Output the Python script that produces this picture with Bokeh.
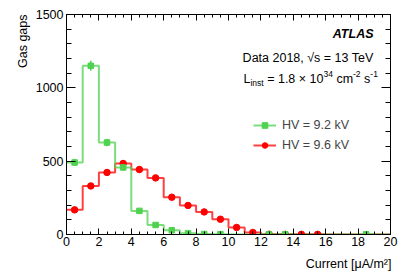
import numpy as np
from bokeh.plotting import figure
from bokeh.models import (Range1d, LinearAxis, FixedTicker, Label, Legend,
                          LegendItem, ColumnDataSource, Title)
from bokeh.embed import file_html
from bokeh.resources import INLINE

# ---------------- data ----------------
bin_edges = list(range(0, 21))
hv92_counts = [491, 1150, 627, 457, 161, 65, 29, 9, 3, 2, 0, 0, 1, 1, 0, 0, 0, 0, 1, 0]
hv96_counts = [168, 331, 423, 484, 443, 386, 254, 198, 154, 104, 48, 14, 2, 1, 1, 1, 0, 0, 0, 0]
x_major_ticks = [0, 2, 4, 6, 8, 10, 12, 14, 16, 18, 20]
y_major_ticks = [0, 500, 1000, 1500]
series_labels = ["HV = 9.2 kV", "HV = 9.6 kV"]
x_title = "Current [μA/m²]"
y_title = "Gas gaps"

FONT = "Liberation Sans"
GREEN = "#4fd24f"
RED = "#ff0000"

# frame position on the page (for annotation placement)
FL, FB = 66, 234

p = figure(width=405, height=277, x_range=Range1d(0, 20), y_range=Range1d(0, 1500),
           output_backend="svg", toolbar_location=None,
           x_axis_location=None, y_axis_location=None,
           min_border_left=66, min_border_right=15, min_border_top=14, min_border_bottom=43)
p.xgrid.visible = False
p.ygrid.visible = False
p.outline_line_color = "black"
p.background_fill_color = "white"
p.border_fill_color = "white"

x_minor = list(np.arange(0, 20.001, 0.5))
y_minor = list(np.arange(0, 1500.001, 100))


def make_axis(side, ticks, minor, tin, min_in, labels, standoff=3):
    ax = LinearAxis(ticker=FixedTicker(ticks=ticks, minor_ticks=minor))
    ax.major_tick_in = tin
    ax.major_tick_out = 0
    ax.minor_tick_in = min_in
    ax.minor_tick_out = 0
    ax.axis_line_color = "black"
    ax.major_tick_line_color = "black"
    ax.minor_tick_line_color = "black"
    ax.major_label_text_font = FONT
    if labels:
        ax.major_label_text_color = "black"
        ax.major_label_text_font_size = "12.5px"
        ax.major_label_standoff = standoff
    else:
        ax.major_label_text_color = None
        ax.major_label_text_font_size = "1px"
        ax.major_label_standoff = 0
    p.add_layout(ax, side)
    return ax


make_axis("below", x_major_ticks, x_minor, 6, 3, True, standoff=2)
make_axis("above", x_major_ticks, x_minor, 6, 3, False)
make_axis("left", y_major_ticks, y_minor, 9, 5, True, standoff=3)
make_axis("right", y_major_ticks, y_minor, 9, 5, False)

# axis titles, right/top aligned as in ROOT
p.add_layout(Title(text=x_title, align="right", offset=-1, standoff=13,
                   text_font=FONT, text_font_size="12.5px", text_font_style="normal",
                   text_color="black"), "below")
p.add_layout(Title(text=y_title, align="right", offset=0, standoff=5,
                   text_font=FONT, text_font_size="12.5px", text_font_style="normal",
                   text_color="black"), "left")

# ---------------- histograms ----------------
centers = [(a + b) / 2 for a, b in zip(bin_edges[:-1], bin_edges[1:])]


def hist(counts, color):
    step_src = ColumnDataSource(dict(x=bin_edges, y=counts + [counts[-1]]))
    line = p.step("x", "y", source=step_src, mode="after", line_color=color,
                  line_width=2, line_alpha=0.75)
    pts = [(c, v) for c, v in zip(centers, counts) if v > 0]
    cx = [a for a, _ in pts]
    cy = [b for _, b in pts]
    err = [np.sqrt(b) for b in cy]
    src = ColumnDataSource(dict(x=cx, y=cy, lo=[b - e for b, e in zip(cy, err)],
                                hi=[b + e for b, e in zip(cy, err)]))
    return line, src


r_line, r_src = hist(hv96_counts, RED)
g_line, g_src = hist(hv92_counts, GREEN)

p.segment("x", "lo", "x", "hi", source=r_src, line_color=RED, line_width=1.5)
r_pts = p.scatter("x", "y", source=r_src, marker="circle", size=6.5,
                  fill_color=RED, line_color=RED)
p.segment("x", "lo", "x", "hi", source=g_src, line_color=GREEN, line_width=1.5)
g_pts = p.scatter("x", "y", source=g_src, marker="square", size=5.5,
                  fill_color=GREEN, line_color=GREEN)

# ---------------- legend ----------------
legend = Legend(items=[LegendItem(label=series_labels[0], renderers=[g_line, g_pts]),
                       LegendItem(label=series_labels[1], renderers=[r_line, r_pts])],
                location=(253 - FL, FB - 152), glyph_width=23, glyph_height=14,
                label_height=14, label_standoff=6, spacing=6, padding=0, margin=0,
                label_text_font=FONT, label_text_font_size="12.5px",
                border_line_alpha=0, background_fill_alpha=0)
p.add_layout(legend)


# ---------------- texts ----------------
def txt(text, px, py, size="12.5px", align="left", style="normal", angle=0.0):
    p.add_layout(Label(x=px - FL, y=FB - py, x_units="screen", y_units="screen",
                       text=text, text_font=FONT, text_font_size=size,
                       text_align=align, text_baseline="middle",
                       text_font_style=style, angle=angle, text_color="black"))


txt("ATLAS", 373, 33, style="bold italic", align="right")
txt("Data 2018, √s = 13 TeV", 373, 57, align="right")
# L_inst = 1.8 x 10^34 cm^-2 s^-1, built from pieces (text, size, dy, width_em, lead_space)
SP = 0.278
pieces = [("L", 12.5, 0, 0.556, False), ("inst", 8.5, 4.5, 1.556, False),
          ("= 1.8 × 10", 12.5, 0, 4.504, True), ("34", 8.5, -4.5, 1.112, False),
          ("cm", 12.5, 0, 1.333, True), ("-2", 8.5, -4.5, 0.889, False),
          ("s", 12.5, 0, 0.5, True), ("-1", 8.5, -4.5, 0.889, False)]
cur = 243.0
for t, fs, dy, em, lead in pieces:
    if lead:
        cur += SP * 12.5
    txt(t, cur, 78 + dy, size=f"{fs}px")
    cur += em * fs

open("out.html", "w").write(file_html(p, INLINE))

Exercise prompt: Repeat exactly and only the lines from the start of the data above through the line that holds "from bokeh.resources import INLINE", inclusive. Pictures do not belong in the copy.

Response to this task:
Output the Python script that produces this picture with Bokeh.
import numpy as np
from bokeh.plotting import figure
from bokeh.models import (Range1d, LinearAxis, FixedTicker, Label, Legend,
                          LegendItem, ColumnDataSource, Title)
from bokeh.embed import file_html
from bokeh.resources import INLINE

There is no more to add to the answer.